Frankie goes to Hollywood!
Universal’s 1931 production of “Frankenstein” opens with a preamble from actor Edward Van Sloan stepping from behind a curtain and delivering a brief cautionary announcement before the opening credits ‘How do you do? Mr Carl Laemmle [the movie’s producer] feels it would be a little unkind to present this picture without just a friendly word of warning: We are about to unfold the story of Frankenstein, a man of science who sought to create a man after his own image without reckoning upon God. It is one of the strangest tales ever told. It deals with the two great mysteries of creation; life and death. I think it will thrill you. It may shock you. It might even horrify you. So, if any of you feel that you do not care to subject your nerves to such a strain, now’s your chance to uh, well, – we warned you!’
It’s a cute touch and so iconic it was homaged not once, but twice by “The Simpsons” for the very first “Treehouse Of Horror” and then again in “Treehouse Of Horror V”. The warnings for the audience’s safety would become an oft-used marketing trope, especially for the B-movies of the forties and fifties, but it’s just one amongst an array of memorable imagery that James Whale’s “Frankenstein” would bequeath to the world of entertainment.
Based on the novel by Mary Shelly, here somewhat misogynistically credited as Mrs. Percy B. Shelley, “Frankenstein” tells the story of scientist Professor Henry Frankenstein (Colin Clive), a man mocked and dismissed by his peers who becomes obsessed with the notion of creating life. Using cadavers, body parts and a stolen brain, he assembles a creature into which he manages to breathe life, with terrible consequences.
In many ways, “Frankenstein” was a tremendously brave film to make for a major studio in the 1930s. Although it was produced pre-Code, it deals with a number of contentious subjects and it’s probably due to its subject matter rather than the horrors of the story that the producers felt it wise to try and put a disclaimer in front of the picture. The movie opens with a scene of grave robbing and the story of a man defiantly seeking to usurp God could have easily been construed as deeply blasphemous, indeed the famous line of dialogue ‘Now I know what it’s like to be God!’ had to be edited out when the film was re-released after the Hays Code of censorship guidelines were implemented in 1934. The controversial and heart-breaking scene of the creature and little Maria by the lake was also cut short by censors at the time and remained lost for several decades until rediscovered in the archives of the British National Film Archives and restored to the film we can see today. It’s quite possibly the finest scene of the movie and acts as the catalyst for the final calamity to unfold – it’s hard to imagine the film working as well as it does without it.

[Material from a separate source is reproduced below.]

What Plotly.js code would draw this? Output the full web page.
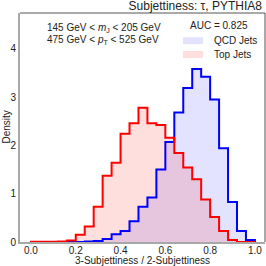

It’s lauded by many as the best adaptation of Shelley’s work to date and it’s not hard to see why. In many ways, it’s not really a horror film, it’s a macabre tragedy and the creature, Frankenstein’s ‘monster’, along with everyone he inadvertently harms, is the unhappy victim of ‘Henry’ Frankenstein’s ambition. It’s no wonder the character became the poster boy for mad scientific hubris. Even Ian Malcolm’s famous line from “Jurassic Park” – ‘Your scientists were so preoccupied with whether or not they could, they didn’t stop to think if they should.’ – is a direct call back to Frankenstein and his creations.
Watching “Frankenstein” now, it reminded me a lot of when I watched “Citizen Kane” for the first time, very, very (shamefully) late in movie buff life. Like Orson Welle’s epic, James Whale’s realisation of the gothic science fiction of “Frankenstein” has been homaged, referenced, spoofed and copied so frequently and comprehensively that I felt like I had actually watched the film before. The one surprise, given its now close association with the character, is the absence of Igor. Frankenstein does have an assistant, but his name is Fritz (played by Dwight Frye) but it would be more than a decade later that Frankenstein’s loyal and archetypically hunchbacked sidekick would really coalesce into being.
The performance of the entire cast is very good but there’s no denying that the film is made indelible by the terrific performance of breakout star Boris Karloff. In what could easily have been a goofy, superficial monster role, he turns in a performance of tremendous physicality, the movements awkward and compromised by the assemblage of body parts, and a personality by turns childlike, wondrous, enraged and fearful. The image of a torch-wielding mob bearing down to destroy something or someone different and differently abled carries added piquancy now and helps to illuminate Karloff’s performance by delivering the movie’s most relatable and complex character. It’s quite remarkable that by the end, when the film delivers its ‘happy ending’ and Henry Frankenstein recuperates with his new bride and his father looks forward to them having children, it feels bitter and unjust.
Of course, the monster’s status as a tragic anti-hero wouldn’t survive far into the many sequels and reinterpretations and he would eventually become known more as a lumbering, violent monster but thanks to the success of this movie, his trademark flattened head and bolted-on neck would remain in the public consciousness forever more.